_The request_
Nothing after the line with "Arial, Helvetica, sans-serif';" belongs in the copy; extract the lines below from the top through that line, pictures left out.
========================
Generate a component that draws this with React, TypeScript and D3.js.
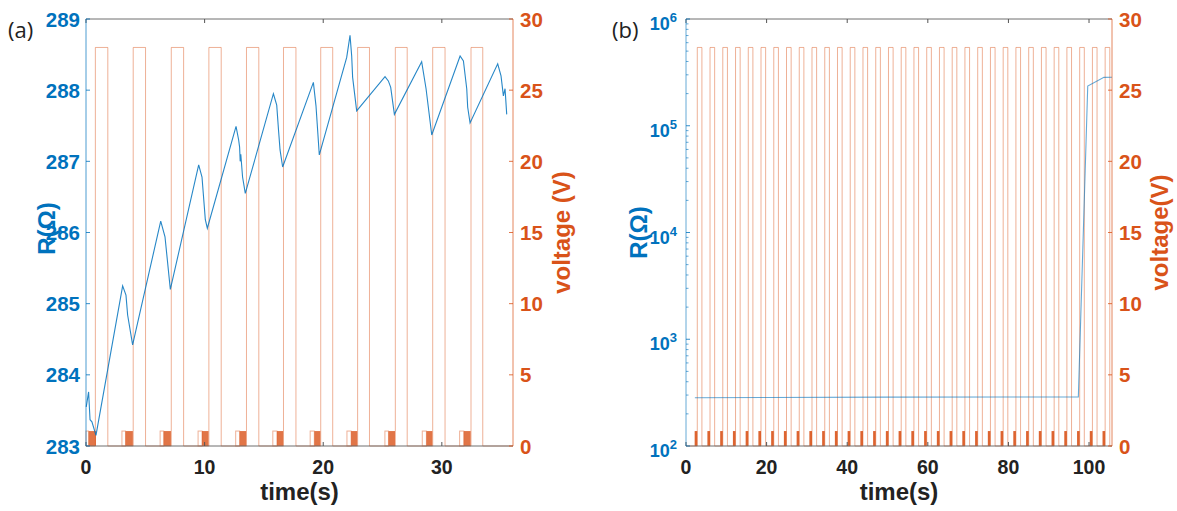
import React from 'react';
import * as d3 from 'd3';

const BLUE = '#0072BD';
const ORANGE = '#D95319';
const FONT = '"Liberation Sans", Arial, Helvetica, sans-serif';

// ---------- Panel (a) data ----------
const tA = [0.02, 0.22, 0.3, 0.34, 0.5, 0.84, 3.09, 3.37, 3.51, 3.93, 6.3, 6.66, 7.11, 9.5, 9.78, 10.06, 10.23,
  12.65, 12.87, 12.95, 13.0, 13.05, 13.2, 13.43, 15.8, 16.08, 16.24, 16.36, 16.58, 19.17, 19.39, 19.67,
  21.98, 22.26, 22.4, 22.48, 22.82, 25.21, 25.49, 25.69, 26.0, 28.3, 28.67, 29.15, 31.54, 31.82, 32.1,
  32.18, 32.38, 34.71, 34.99, 35.19, 35.33, 35.47];
const rA = [283.55, 283.76, 283.5, 283.37, 283.34, 283.15, 285.25, 285.12, 284.84, 284.42, 286.16, 285.94, 285.2,
  286.95, 286.78, 286.18, 286.06, 287.49, 287.3, 287.2, 287.0, 287.1, 286.78, 286.55, 287.95, 287.79, 287.42,
  287.16, 286.92, 288.11, 287.78, 287.09, 288.46, 288.77, 288.48, 288.18, 287.71, 288.19, 288.13, 288.04,
  287.66, 288.4, 288.02, 287.37, 288.48, 288.41, 288.02, 287.76, 287.54, 288.37, 288.2, 287.92, 288.02, 287.66];
const pulseOnA = [0.79, 3.98, 7.19, 10.36, 13.53, 16.65, 19.79, 22.9, 26.08, 29.23, 32.46];
const pulseOffA = [1.84, 5.02, 8.23, 11.4, 14.57, 17.7, 20.8, 23.9, 27.08, 30.27, 33.45];
const clusterStartA = [0.0, 3.03, 6.25, 9.45, 12.62, 15.75, 18.9, 22.0, 25.2, 28.35, 31.5];
const blockStartA = [0.22, 3.33, 6.55, 9.78, 12.95, 16.1, 19.25, 22.35, 25.5, 28.7, 31.85];
const clusterEndA = [0.84, 3.95, 7.16, 10.33, 13.5, 16.62, 19.76, 22.87, 26.05, 29.2, 32.43];
const xTicksA = [0, 10, 20, 30];
const yTicksA = [283, 284, 285, 286, 287, 288, 289];

// ---------- Panel (b) data ----------
const tB = [2.2, 20, 50, 80, 97.35, 99.68, 103.7, 105.7];
const rB = [283, 285, 287, 288, 288, 235000, 284000, 285000];
const pulseOnB = [2.8, 5.96, 9.13, 12.29, 15.45, 18.61, 21.78, 24.94, 28.1, 31.26, 34.43, 37.59, 40.75, 43.91,
  47.08, 50.24, 53.4, 56.56, 59.73, 62.89, 66.05, 69.21, 72.38, 75.54, 78.7, 81.86, 85.03, 88.19, 91.35,
  94.51, 97.68, 100.84, 104.0];
const pulseWidthB = 1.15;
const barStartB = [2.15, 5.31, 8.48, 11.64, 14.8, 17.96, 21.13, 24.29, 27.45, 30.61, 33.78, 36.94, 40.1, 43.26,
  46.43, 49.59, 52.75, 55.91, 59.08, 62.24, 65.4, 68.56, 71.73, 74.89, 78.05, 81.21, 84.38, 87.54, 90.7,
  93.86, 97.03, 100.19, 103.35];
const xTicksB = [0, 20, 40, 60, 80, 100];
const yExpB = [2, 3, 4, 5, 6];

const vTicks = [0, 5, 10, 15, 20, 25, 30];
const V_TOP = 28;
const V_SMALL = 1.05;

const TOP = 19;
const BOTTOM = 446;
const LABEL_SIZE = 24;

function squareWave(on: number[], off: number[], xmax: number): [number, number][] {
  const pts: [number, number][] = [[0, 0]];
  on.forEach((s, i) => {
    pts.push([s, 0], [s, V_TOP], [off[i], V_TOP], [off[i], 0]);
  });
  pts.push([xmax, 0]);
  return pts;
}

function Frame({ x, yV, x0, x1, xTicks }: any) {
  return (
    <g>
      <line x1={x0} x2={x1} y1={TOP} y2={TOP} stroke="#6e6e6e" strokeWidth={1} />
      <line x1={x0} x2={x1} y1={BOTTOM} y2={BOTTOM} stroke="#6e6e6e" strokeWidth={1} />
      {xTicks.map((t: number) => (
        <g key={t}>
          <line x1={x(t)} x2={x(t)} y1={TOP} y2={TOP + 4} stroke="#555" />
          <line x1={x(t)} x2={x(t)} y1={BOTTOM} y2={BOTTOM - 4} stroke="#555" />
          <text x={x(t)} y={473.5} textAnchor="middle" fontFamily={FONT} fontWeight="bold" fontSize={19.5} fill="#222">{t}</text>
        </g>
      ))}
      <line x1={x1} x2={x1} y1={TOP} y2={BOTTOM} stroke={ORANGE} strokeOpacity={0.7} strokeWidth={1} />
      {vTicks.map((v) => (
        <g key={v}>
          <line x1={x1} x2={x1 - 4} y1={yV(v)} y2={yV(v)} stroke={ORANGE} strokeOpacity={0.8} />
          <text x={x1 + 7} y={yV(v) + 7.5} fontFamily={FONT} fontWeight="bold" fontSize={20.5} fill={ORANGE}>{v}</text>
        </g>
      ))}
    </g>
  );
}

function PanelA() {
  const x0 = 86, x1 = 513;
  const x = d3.scaleLinear().domain([0, 36]).range([x0, x1]);
  const yR = d3.scaleLinear().domain([283, 289]).range([BOTTOM, TOP]);
  const yV = d3.scaleLinear().domain([0, 30]).range([BOTTOM, TOP]);
  const vLine = d3.line<[number, number]>().x((d) => x(d[0])).y((d) => yV(d[1]));
  const rLine = d3.line<number>().x((d, i) => x(tA[i])).y((d) => yR(d));
  return (
    <g>
      <path d={vLine(squareWave(pulseOnA, pulseOffA, 36)) || ''} fill="none" stroke={ORANGE} strokeOpacity={0.45} strokeWidth={1} />
      {clusterStartA.map((s, i) => (
        <g key={i}>
          <rect x={x(s)} y={yV(V_SMALL)} width={x(blockStartA[i]) - x(s)} height={yV(0) - yV(V_SMALL)}
            fill="none" stroke={ORANGE} strokeOpacity={0.45} strokeWidth={1} />
          <rect x={x(blockStartA[i])} y={yV(V_SMALL)} width={x(clusterEndA[i]) - x(blockStartA[i])}
            height={yV(0) - yV(V_SMALL)} fill={ORANGE} fillOpacity={0.8} />
        </g>
      ))}
      <path d={rLine(rA) || ''} fill="none" stroke={BLUE} strokeOpacity={0.85} strokeWidth={1.1} />
      <Frame x={x} yV={yV} x0={x0} x1={x1} xTicks={xTicksA} />
      <line x1={x0} x2={x0} y1={TOP} y2={BOTTOM} stroke={BLUE} strokeOpacity={0.7} strokeWidth={1} />
      {yTicksA.map((v) => (
        <g key={v}>
          <line x1={x0} x2={x0 + 4} y1={yR(v)} y2={yR(v)} stroke={BLUE} strokeOpacity={0.8} />
          <text x={80} y={yR(v) + 7.5} textAnchor="end" fontFamily={FONT} fontWeight="bold" fontSize={20.5} fill={BLUE}>{v}</text>
        </g>
      ))}
      <text x={(x0 + x1) / 2} y={500} textAnchor="middle" fontFamily={FONT} fontWeight="bold" fontSize={LABEL_SIZE} fill="#222">time(s)</text>
      <text transform={`translate(55,${(TOP + BOTTOM) / 2 - 4}) rotate(-90)`} textAnchor="middle" fontFamily={FONT} fontWeight="bold" fontSize={LABEL_SIZE} fill={BLUE}>R(Ω)</text>
      <text transform={`translate(570,${(TOP + BOTTOM) / 2}) rotate(-90)`} textAnchor="middle" fontFamily={FONT} fontWeight="bold" fontSize={LABEL_SIZE} fill={ORANGE}>voltage (V)</text>
      <text x={8} y={38} fontFamily='"Open Sans", "Noto Sans", sans-serif' fontSize={22} fill="#222">(a)</text>
    </g>
  );
}

function PanelB() {
  const x0 = 686, x1 = 1112;
  const xmax = 105.7;
  const x = d3.scaleLinear().domain([0, xmax]).range([x0, x1]);
  const yR = d3.scaleLog().domain([100, 1e6]).range([BOTTOM, TOP]);
  const yV = d3.scaleLinear().domain([0, 30]).range([BOTTOM, TOP]);
  const vLine = d3.line<[number, number]>().x((d) => x(d[0])).y((d) => yV(d[1]));
  const rLine = d3.line<number>().x((d, i) => x(tB[i])).y((d) => yR(d));
  const offB = pulseOnB.map((s) => s + pulseWidthB);
  const minor: number[] = [];
  [2, 3, 4, 5].forEach((e) => {
    for (let m = 2; m <= 9; m++) minor.push(m * Math.pow(10, e));
  });
  return (
    <g>
      <path d={vLine(squareWave(pulseOnB, offB, xmax)) || ''} fill="none" stroke={ORANGE} strokeOpacity={0.45} strokeWidth={1} />
      {barStartB.map((s, i) => (
        <rect key={i} x={x(s)} y={yV(V_SMALL)} width={x(pulseOnB[i]) - x(s)} height={yV(0) - yV(V_SMALL)} fill={ORANGE} fillOpacity={0.9} />
      ))}
      <path d={rLine(rB) || ''} fill="none" stroke={BLUE} strokeOpacity={0.6} strokeWidth={1.1} />
      <Frame x={x} yV={yV} x0={x0} x1={x1} xTicks={xTicksB} />
      <line x1={x0} x2={x0} y1={TOP} y2={BOTTOM} stroke={BLUE} strokeOpacity={0.6} strokeWidth={1} />
      {minor.map((v) => (
        <line key={v} x1={x0} x2={x0 + 2.5} y1={yR(v)} y2={yR(v)} stroke={BLUE} strokeOpacity={0.6} />
      ))}
      {yExpB.map((e) => (
        <g key={e}>
          <line x1={x0} x2={x0 + 4} y1={yR(Math.pow(10, e))} y2={yR(Math.pow(10, e))} stroke={BLUE} strokeOpacity={0.8} />
          <text x={677} y={yR(Math.pow(10, e)) + 11} textAnchor="end" fontFamily={FONT} fontWeight="bold" fontSize={18} fill={BLUE}>
            10<tspan dy={-8} fontSize={13}>{e}</tspan>
          </text>
        </g>
      ))}
      <text x={(x0 + x1) / 2} y={500} textAnchor="middle" fontFamily={FONT} fontWeight="bold" fontSize={LABEL_SIZE} fill="#222">time(s)</text>
      <text transform={`translate(647,${(TOP + BOTTOM) / 2}) rotate(-90)`} textAnchor="middle" fontFamily={FONT} fontWeight="bold" fontSize={LABEL_SIZE} fill={BLUE}>R(Ω)</text>
      <text transform={`translate(1168,${(TOP + BOTTOM) / 2}) rotate(-90)`} textAnchor="middle" fontFamily={FONT} fontWeight="bold" fontSize={LABEL_SIZE} fill={ORANGE}>voltage(V)</text>
      <text x={612} y={38} fontFamily='"Open Sans", "Noto Sans", sans-serif' fontSize={22} fill="#222">(b)</text>
    </g>
  );
}

export default function App() {
  return (
    <svg width={1177} height={511} style={{ position: 'absolute', left: 0, top: 0, background: '#fff' }}>
      <rect width={1177} height={511} fill="#fff" />
      <PanelA />
      <PanelB />
    </svg>
  );
}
========================
_Task solution_
Generate a component that draws this with React, TypeScript and D3.js.
import React from 'react';
import * as d3 from 'd3';

const BLUE = '#0072BD';
const ORANGE = '#D95319';
const FONT = '"Liberation Sans", Arial, Helvetica, sans-serif';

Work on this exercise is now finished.